The Washington Post notes in a lengthy Page One story the decline in Obama’s poll numbers. The team of reporters on this one first suggests that the problem is a failure to implement his “consensus” politics:
The slide has only quickened. Emerging from an angry August recess, Obama is weakened politically and faces growing concerns, particularly from within his own party, over his strength as a leader. Dozens of interviews this summer in six states — from Maine to California — have revealed a growing angst and disappointment over the administration’s present course.
Democratic officials and foot soldiers, who have experienced the volatile public mood firsthand, are asking Obama to take a more assertive approach this fall. His senior advisers say he will, beginning with his Wednesday address to Congress on health care.
His challenge, however, is more fundamental. Obama built his successful candidacy and presidency around a leadership style that seeks consensus. But he is entering a period when consensus may not be possible on the issues most important to his administration and party. Whatever approach he takes is likely to upset some of his most ardent supporters, many of whom are unwilling to compromise at a time when Democrats control the White House and Congress.
This neatly ignores the obvious: Obama talked consensus in the campaign but never governed that way. His has been a hyper-partisan style of attack, accusation, and ultra-liberalism. This was the president of “I won” who rejected every Republican suggestion on the stimulus, who tried to Limbaugh-ize the GOP from the press room, who figured he could take over the Census and rig reapportionment, and who embarked on the largest spending spree and debt accumulation bonanza in history. The Post is silent on all that.
Well then, it’s the economy. That was supposed to be the opportunity not to waste, according to Rahm Emanuel. Instead: “A senior administration official, who spoke on condition of anonymity in order to speak candidly, said that ‘there were so many things we had to do, and those are the things that feed into the skepticism that government is taking over everything or can’t get it right.’ ” It’s just an impression, you see, that Obama wanted to take over car companies, install executive-compensation rules, set up a new consumer “protection” watchdog, spent a trillion on a non-stimulus stimulus, take over 17 percent of the economy in the name of saving money on health care, and celebrate a mammoth tax and regulatory scheme styled as climate control. But don’t you see, “These were things we had no interest in doing,” pleads an unnamed official. We’re told that’s “irony.” Well, perhaps that’s a lie.
Obama declared early on he was going to rebuild the entire country on a new foundation, not simply rebuild the economy, but reinvent it. To a large degree, this was a giant bait and switch, with many of the largest endeavors utterly unrelated to the economic recovery. It hasn’t worked out as planned either economically or politically, so now we get a hodgepodge of lame excuses and half-truths. In a story as long as the Post‘s, it is no small feat to ignore substance altogether, but they pulled it off — in large part because they are parroting the administration’s narrative and turning away from a simple, straightforward examination of what went wrong.

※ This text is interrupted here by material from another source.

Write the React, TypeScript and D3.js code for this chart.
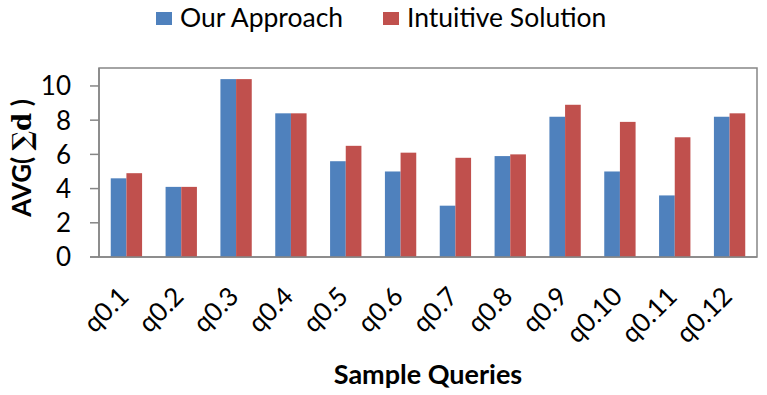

It isn’t hard to fathom what actually occurred: Obama ran as a moderate, governed from the far Left, and thereby disappointed and scared the vast center of the electorate while energizing the Right. And yes, he overexposed himself and proved to be ill-suited to legislative dealmaking.
This is not to say that Obama can’t bounce back. But the first step would be an honest assessment of where he went astray. If the handmaidens at the Post are any guide, the administation hasn’t even begun that task.